Ismaël s’interroge cependant. Comment est-il
possible de traquer une seule bête dans une telle immensité sans limites ? La
réponse lui vient d’un vieux matelot, et tombe comme une évidence, lourde de
présages : « La migration du cachalot se
révèle aussi immuable que celle des bancs de Harengs ou des vols d’hirondelles
! ».
Mais en voilà assez dit.
Et ne puis que conseiller, au-delà du roman même, de
se procurer absolument la fabuleuse adaptation en bande dessinée de Moby Dick
qui commise par Christophe Chabouté aux biens nommées éditions des Ventsd’Ouest.

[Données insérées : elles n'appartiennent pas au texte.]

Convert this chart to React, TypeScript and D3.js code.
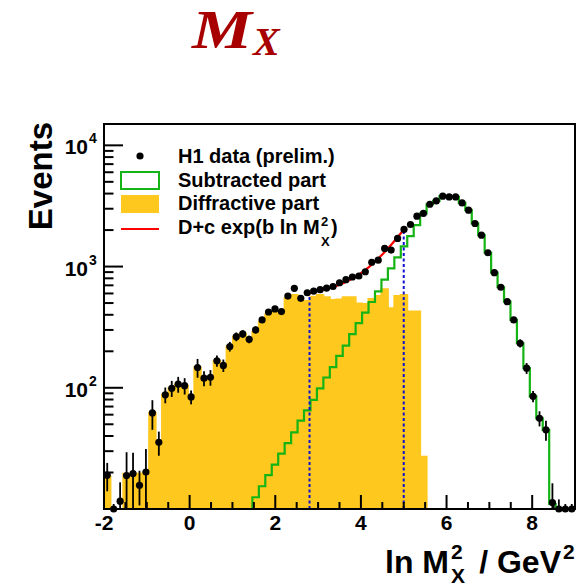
import React from "react";
import * as d3 from "d3";

// ---------- data ----------
const xDomain = [-2, 9];
const yDomain = [10, 15000];

// H1 data, 73 bins of ln M_X^2 from -2 to 9
const dataCounts = [
  19, 8, 11.6, 18.9, 19.6, 15.7, 20.2, 62, 35.5, 87.5,
  99, 107, 104, 84, 147, 120, 122, 167, 153, 219,
  264, 278, 251, 300, 363, 422, 447, 425, 571, 661,
  547, 608, 628, 645, 665, 685, 735, 780, 820, 836,
  906, 1085, 1130, 1412, 1368, 1706, 2024, 2224, 2606, 2743,
  3266, 3480, 3805, 3756, 3756, 3350, 2917, 2267, 1815, 1300,
  890, 675, 513, 363, 233, 145, 85, 56, 45, 11.3,
  8, 8, 8,
];
const dataErrors = [
  5, 3, 5, 10.5, 9.5, 5, 11, 17, 8, 13,
  15, 16, 16, 11, 26, 17, 18, 18, 18, 20,
  22, 20, 18, 20, 20, 20, 20, 22, 24, 26,
  24, 25, 25, 26, 26, 27, 28, 28, 29, 29,
  30, 33, 34, 38, 37, 41, 45, 47, 51, 52,
  57, 59, 62, 61, 61, 58, 54, 48, 43, 36,
  30, 26, 23, 20, 18, 15, 9, 8, 8.5, 5,
  4, 3, 3,
];
// Diffractive part (yellow, filled)
const diffractive = [
  18.5, 0, 0, 19.5, 19.5, 19.5, 20, 62, 35.5, 87.5,
  99, 107, 104, 84, 147, 120, 122, 167, 153, 219,
  264, 278, 251, 288, 348, 403, 424, 415, 547, 582,
  513, 520, 564, 582, 557, 530, 535, 557, 557, 495,
  490, 540, 571, 649, 453, 571, 582, 425, 425, 27,
  0, 0, 0, 0, 0, 0, 0, 0, 0, 0,
  0, 0, 0, 0, 0, 0, 0, 0, 0, 0,
  0, 0, 0,
];
// Subtracted part (green outline)
const subtracted = [
  0, 0, 0, 0, 0, 0, 0, 0, 0, 0,
  0, 0, 0, 0, 0, 0, 0, 0, 0, 0,
  0, 0, 0, 12.5, 15.4, 19, 23.2, 28.6, 35, 42.9,
  53.5, 65, 79.6, 99, 121.6, 148, 183, 223, 277, 341,
  417, 510, 625, 780, 965, 1191, 1465, 1782, 2197, 2743,
  3266, 3480, 3805, 3756, 3756, 3350, 2917, 2267, 1815, 1300,
  890, 675, 513, 363, 233, 145, 85, 56, 45, 11,
  0, 0, 0,
];
// Fit curve D + c exp(b ln M_X^2)
const fitX = [2.8, 3.0, 3.4, 3.8, 4.2, 4.6, 5.0];
const fitY = [605, 628, 685, 795, 1000, 1370, 2010];
// Fit range boundaries (blue dotted lines)
const cutX = [2.8, 5.0];

const xMajorTicks = [-2, 0, 2, 4, 6, 8];
const yMajorTicks = [100, 1000, 10000];
const yMajorExp = ["2", "3", "4"];
const legendLabels = ["H1 data (prelim.)", "Subtracted part", "Diffractive part", "D+c exp(b ln M"];

// ---------- layout ----------
const W = 588;
const H = 586;
const L = 104, R = 575, T = 124, B = 509;
const FONT = "'Liberation Sans', Arial, Helvetica, sans-serif";
const SERIF = "'Liberation Serif', 'Times New Roman', serif";
const YELLOW = "#ffc81e";
const GREEN = "#14b414";

export default function App() {
  const x = d3.scaleLinear().domain(xDomain).range([L, R]);
  const y = d3.scaleLog().domain(yDomain).range([B, T]).clamp(true);
  const yc = (v: number) => y(Math.max(v, yDomain[0]));

  const nb = dataCounts.length;
  const bw = (xDomain[1] - xDomain[0]) / nb;
  const centers = dataCounts.map((_, i) => xDomain[0] + (i + 0.5) * bw);

  const stepPts = (vals: number[]) => {
    const p: [number, number][] = [];
    vals.forEach((v, i) => {
      const x0 = xDomain[0] + i * bw;
      p.push([x0, v], [x0 + bw, v]);
    });
    return p;
  };

  const line = d3.line<[number, number]>().x((d) => x(d[0])).y((d) => yc(d[1]));
  const area = d3
    .area<[number, number]>()
    .x((d) => x(d[0]))
    .y0(B)
    .y1((d) => yc(d[1]));

  const fitLine = d3
    .line<number>()
    .x((_, i) => x(fitX[i]))
    .y((d) => yc(d))
    .curve(d3.curveMonotoneX);

  const yellowPath = area(stepPts(diffractive)) || "";
  const yellowOutline = line(stepPts(diffractive)) || "";
  const greenPath = line(stepPts(subtracted)) || "";

  const xMinor = d3.range(xDomain[0], xDomain[1] + 0.001, 0.5).filter(
    (t) => !xMajorTicks.some((m) => Math.abs(m - t) < 1e-6)
  );
  const yMinor: number[] = [];
  for (let dec = 10; dec < yDomain[1]; dec *= 10) {
    for (let k = 2; k <= 9; k++) {
      const v = dec * k;
      if (v < yDomain[1]) yMinor.push(v);
    }
  }

  const cutTop = [fitY[0], fitY[fitY.length - 1]];

  return (
    <svg
      width={W}
      height={H}
      style={{ position: "absolute", left: 0, top: 0, background: "#fff" }}
      fontFamily={FONT}
    >
      <defs>
        <clipPath id="frame">
          <rect x={L} y={T} width={R - L} height={B - T} />
        </clipPath>
      </defs>
      <rect x={0} y={0} width={W} height={H} fill="#fff" />

      {/* title */}
      <text
        x={192}
        y={48}
        fontFamily={SERIF}
        fontStyle="italic"
        fontWeight="bold"
        fontSize={55}
        fill="#a80000"
        textLength={60}
        lengthAdjust="spacingAndGlyphs"
      >
        M
      </text>
      <text
        x={253}
        y={55}
        fontFamily={SERIF}
        fontStyle="italic"
        fontWeight="bold"
        fontSize={40}
        fill="#a80000"
      >
        X
      </text>

      <g clipPath="url(#frame)">
        <path d={yellowPath} fill={YELLOW} />
        <path d={yellowOutline} fill="none" stroke={YELLOW} strokeWidth={2} />
        <path d={greenPath} fill="none" stroke={GREEN} strokeWidth={2.2} />
        {cutX.map((c, i) => (
          <line
            key={i}
            x1={x(c)}
            x2={x(c)}
            y1={B}
            y2={yc(cutTop[i])}
            stroke="#1010d0"
            strokeWidth={2}
            strokeDasharray="3,2.5"
          />
        ))}
        <path d={fitLine(fitY) || ""} fill="none" stroke="#ff0000" strokeWidth={2.2} />
      </g>

      {/* data points */}
      <g>
        {dataCounts.map((v, i) => (
          <line
            key={"e" + i}
            x1={x(centers[i])}
            x2={x(centers[i])}
            y1={yc(v - dataErrors[i])}
            y2={yc(v + dataErrors[i])}
            stroke="#000"
            strokeWidth={1.8}
          />
        ))}
        {dataCounts.map((v, i) => (
          <circle key={"p" + i} cx={x(centers[i])} cy={yc(v)} r={3.6} fill="#000" />
        ))}
      </g>

      {/* frame */}
      <rect x={L} y={T} width={R - L} height={B - T} fill="none" stroke="#000" strokeWidth={2} />

      {/* x ticks */}
      {xMajorTicks.map((t) => (
        <g key={"xm" + t}>
          <line x1={x(t)} x2={x(t)} y1={B} y2={B - 14} stroke="#000" strokeWidth={2} />
          <text x={x(t)} y={530} textAnchor="middle" fontSize={21} fontWeight="bold">
            {t}
          </text>
        </g>
      ))}
      {xMinor.map((t) => (
        <line key={"xn" + t} x1={x(t)} x2={x(t)} y1={B} y2={B - 7} stroke="#000" strokeWidth={2} />
      ))}

      {/* y ticks */}
      {yMajorTicks.map((t, i) => (
        <g key={"ym" + t}>
          <line x1={L} x2={L + 19} y1={y(t)} y2={y(t)} stroke="#000" strokeWidth={2} />
          <text x={88} y={y(t) + 9} textAnchor="end" fontSize={21} fontWeight="bold">
            10
          </text>
          <text x={89} y={y(t) - 2} fontSize={14} fontWeight="bold">
            {yMajorExp[i]}
          </text>
        </g>
      ))}
      {yMinor.map((t) => (
        <line key={"yn" + t} x1={L} x2={L + 9.5} y1={y(t)} y2={y(t)} stroke="#000" strokeWidth={2} />
      ))}

      {/* axis titles */}
      <text
        transform="translate(52,122) rotate(-90)"
        textAnchor="end"
        fontSize={33}
        fontWeight="bold"
      >
        Events
      </text>
      <text x={385} y={573} fontSize={32} fontWeight="bold">
        ln M
      </text>
      <text x={451} y={559} fontSize={21} fontWeight="bold">
        2
      </text>
      <text x={451} y={583} fontSize={21} fontWeight="bold">
        X
      </text>
      <text x={561} y={573} textAnchor="end" fontSize={32} fontWeight="bold">
        / GeV
      </text>
      <text x={563} y={559} fontSize={21} fontWeight="bold">
        2
      </text>

      {/* legend */}
      <circle cx={140} cy={156} r={3.6} fill="#000" />
      <rect x={121} y={172} width={38} height={17} fill="#fff" stroke={GREEN} strokeWidth={2} />
      <rect x={121} y={195} width={38} height={18} fill={YELLOW} />
      <line x1={121} x2={159} y1={229} y2={229} stroke="#ff0000" strokeWidth={2.2} />
      {legendLabels.map((s, i) => (
        <text key={s} x={178} y={163 + i * 23.7} fontSize={20} fontWeight="bold">
          {s}
        </text>
      ))}
      <text x={321} y={226} fontSize={13} fontWeight="bold">
        2
      </text>
      <text x={321} y={246} fontSize={13} fontWeight="bold">
        X
      </text>
      <text x={331} y={234} fontSize={20} fontWeight="bold">
        )
      </text>
    </svg>
  );
}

Le premier tome (il y’en a deux), qui s’arrête
juste après l’altercation entre Achab et Starbuck, nous est présenté plus de
100 pages, servies par un dessin d’une noirceur convenant on ne peut mieux à
telle œuvre ; une incarnation au trait sûr, qui rend les regards hallucinés des
uns, apeurés ou blasés des autres avec une force peu commune.
L’équilibre entre dialogues et silences, aux pages
noires et blanches comme avant l’orage, est une invite au voyage ; incitation
impérieuse à s’embarquer derrière l’épaule d’Ismaël...
On y éprouvera ainsi l’attente infinie et la
routine de ces jours sans fin sur une mer étal ; l’angoisse sourde aussi à
l’approche de l’action, la fulgurance enfin de la traque. La folie des hommes,
la force de la bête !
Et ne l’oublions pas :
« Prenez le
plus distrait des hommes, absorbé dans la plus profonde des rêveries,
dressez-le sur ses jambes, incitez-le à poser un pied devant l’autre et il vous
conduira infailliblement vers l’eau »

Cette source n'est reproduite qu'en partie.